Friday, August 5, 2011


I'm glad I went to university.

But I'm not always thrilled about some of the perspectives/approaches that got drilled into me during my post-secondary education.

Case in point.
"Critical thinking".

Now I know critical thinking is a useful tool, I also think during my college days, it was a little too academically vogue and started missing the point. In attempts to learn how to be critical of ideas and ways of doing, "they" may have unwittingly produced a generation of graduates that are really good and criticizing. Like me.

I learned quickly that in order to sound smart, get good grades, and basically not be laughed at by your snooty, oh so educated profs, you had to be critical, you had to tear things apart.  And not just in a questioning, searching for truth kinda way, but in a negative, non-productive type way.

My first paper ever, as a wonderfully naive undergrad was on Joy.

My teacher, who I'm pretty sure was fairly depressed looking back, thought it was sentimental garbage.
And so it began.

As this blog has returned me back to my love of writing, I find myself still slogging through some of those if you want to be taken seriously, it can't be all rainbows and sunshine attitude.

Like the only important voices are negative ones.

I love what my mission president would say (and because its; far to late to go rooting around my mission binders, I am totally paraphrasing): It takes no creativity to complain, it takes no intelligence to criticize. It DOES take a lot of creativity AND intelligence to solve problems and contribute to improving situations and problems.

I remember one prof (I did like some of my teachers...see I'm being negative about universities)We were having a class discussion about Canadian diversity and concepts of national identity (come to think of it that was such an interesting and very well taught class). At one point in the discussion she said  "Okay, well I tihnk we've fully established the problem, we know where the issues lie, now lets propose some solutions" The class only moments ago that had been contributing enthusiastically,(the well trained critical thinkers that we were) went silent. I remember thinking even in that moment: They have only taught us to see what's wrong. They haven't taught us how to make things better. I remember thinking that was very sad.

Maybe it's changed.
Things change.
I can change.

I want this blog to be honest. I want it to be "allowed" to be sad or upset if that is how I am feeling.
But I need to remember just because it may be cheerful and happy does not make it less intelligent.

An honest writer that I love reading C. Jane recently got to meet one of her writing heroes, Emma Lou Thayne.
She says she lives without feedback. "Don't need it," she told me. Then, "Write what is in your head. Write for yourself, not for an audience. These essays are for you, and let them teach you about yourself."
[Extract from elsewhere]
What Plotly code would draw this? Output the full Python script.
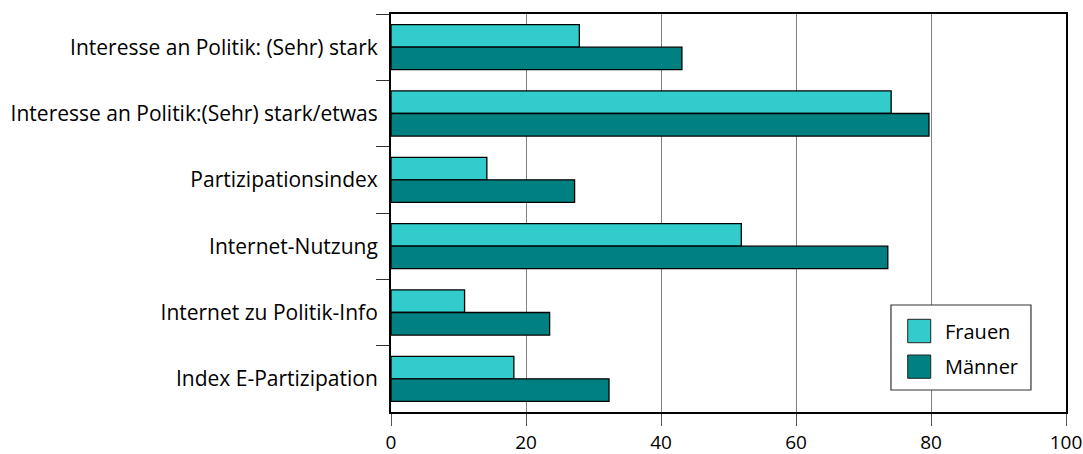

Because other people read this  (it has really surprised me that as many of you do) I think about audience...probably too much. I try too hard to be funny, or clever or witty. When really my best posts are the ones that just come out. No editing.

My hubby's cousin, a journalist and movie critic, and someone I feel fortunate to talk about writing with, told me once that he thought my late night posts were my best.  Sleepiness must get me to be more honest. In the dark I don't feel the need to portray myself in certain ways, or live up to perceive standards of what I think I ought to be.

Late night writing didn't seem responsible. I loved when i read this, again from Emma Lou Thayne

For years I was the mother in a home for seven that I was very good at "keeping." We had meals on time and clean clothes and music lessons, along with boating and cabin times, work parties and friends for sleepovers. We played, laughed, cried over illnesses and lost loves and went to church together.
I dreamed of a day between Sunday and Monday that no one knew about but me, to just be. I finally learned to stay up all night one night a week to write or finish furniture or bottle raspberry jam -- just to be quiet and get to the end of a thought. I'd always choose a night when I'd be busy the next day -- not sitting in a meeting! Then I'd go to bed normally and be just fine.
To get to the end of a thought???How tempting!!!!
 Two night ago, some friends, other young moms came over to chat. We ended up talking to 2:30 in the morning! The next evening a went to the park with one of the moms and our kids...between the refereeing, making sure our kids didn't run away, dealing with accidents, we didn't get to talk much. I suddenly realized why staying up to chat uninterrupted was so worth it!

And so now I type in the dark. (grateful for a glowing keyboard) My children will wake me up before I know it. But I'll be fine. 

One closing thought from Emma Lou Thayne ( there may be more once I get my hands on her book)
Read entire essay HERE.
My spiritual life withers in too much togetherness, just as it thrives in quiet. Alone I find my link to the verticaI, the divine: I meditate and pray and walk and dream and write by the hour anything long. I meet myself and my creator again. But I could never be content without also being connected to the horizontal, my people. Because I know I'll get to occupy both worlds, I'm content in either, with the heavenly balance of both.

I like meeting myself again as I write.
In the dark, forgetting my need for feedback, and approval.
And just writing for me. 

It's never too late to be who you might have been. 

--George Eliot Never too "late" .


Maureen said...Best Blogger Tips

you have a glowing keyboard? So cool. I love reading your blog Chelsea. Thanks for the reminder that it's ok to be me when I write on my blog.